Preparation of Hybrid Silica particles/Hyper-branchedPoly(amidoamine) Silica particles for Metal Ions Sensor

Abstract

A solid state chemosensor of hyper-branched polyamidoamine hybrid silica particles immobilized with TMPyP(α,β,γ,δ– tetrakis(1-methylpyridinium-4-yl)porphine p– toluenesulfonate) probe molecules was prepared for the detection of Cd(II) ions by optochemical method. Multifunctional hybrid silica(MHS) particles using vinyltrimethoxysilane(VTMS), 3-mercaptopropyltrimethoxysilane(MPTMS) and (3-aminopropyl) trimethoxysilane(APTMS) were synthesized by a two-step sol-gel process, and hyper-branched poly(amidoamine) silica particles were synthesized by the Michael addition with methyl acrylate(MA) and the amidation reaction with ethylenediamine(EDA) on the surface of MHS particles. The degree of hyper branched reaction for each generation particles was investigated by IR spectrum. Surface modification for immobilization of TMPyP probe molecules was carried through H2O2 oxidation reaction for MHS particles and thiol termination/H2O2 oxidation reaction for hyper-branched particles. Sensor particles were prepared with MHS-SO3H, G3.0-SO3H and G5.0-SO3H particles immobilized with TMPyP sensor probe molecules using ion-pair interaction.
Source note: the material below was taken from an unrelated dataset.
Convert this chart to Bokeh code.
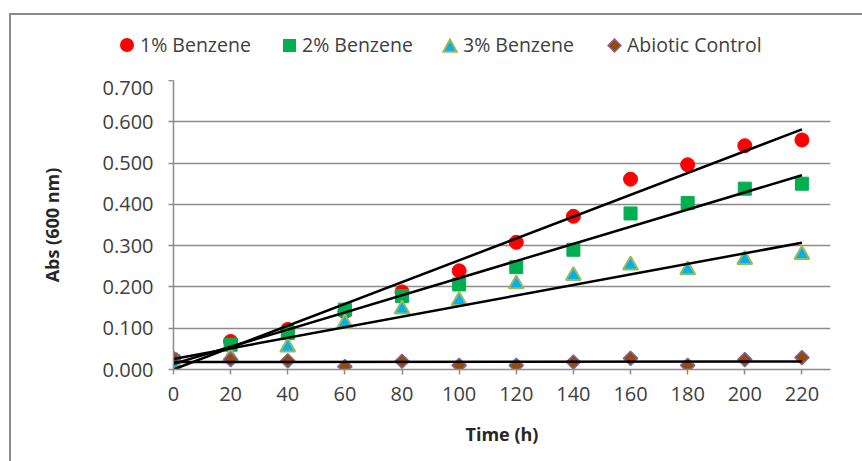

Exposure of TMPyP immobilized particles to Cd(II) ions results on the formation of TMPyP-Cd(II) complex and both colorimetric and UV-vis spectroscopy methods were used to investigate the detection of Cd(II) ions upon addition of Cd(II) ions, while the color of sensor particles was changed from red-brown to green. The absorption spectrum of TMPyP immobilized particles shows an intense Soret band at 430nm, which is shifted to 460nm with the formation of TMPyP-Cd(II) complex.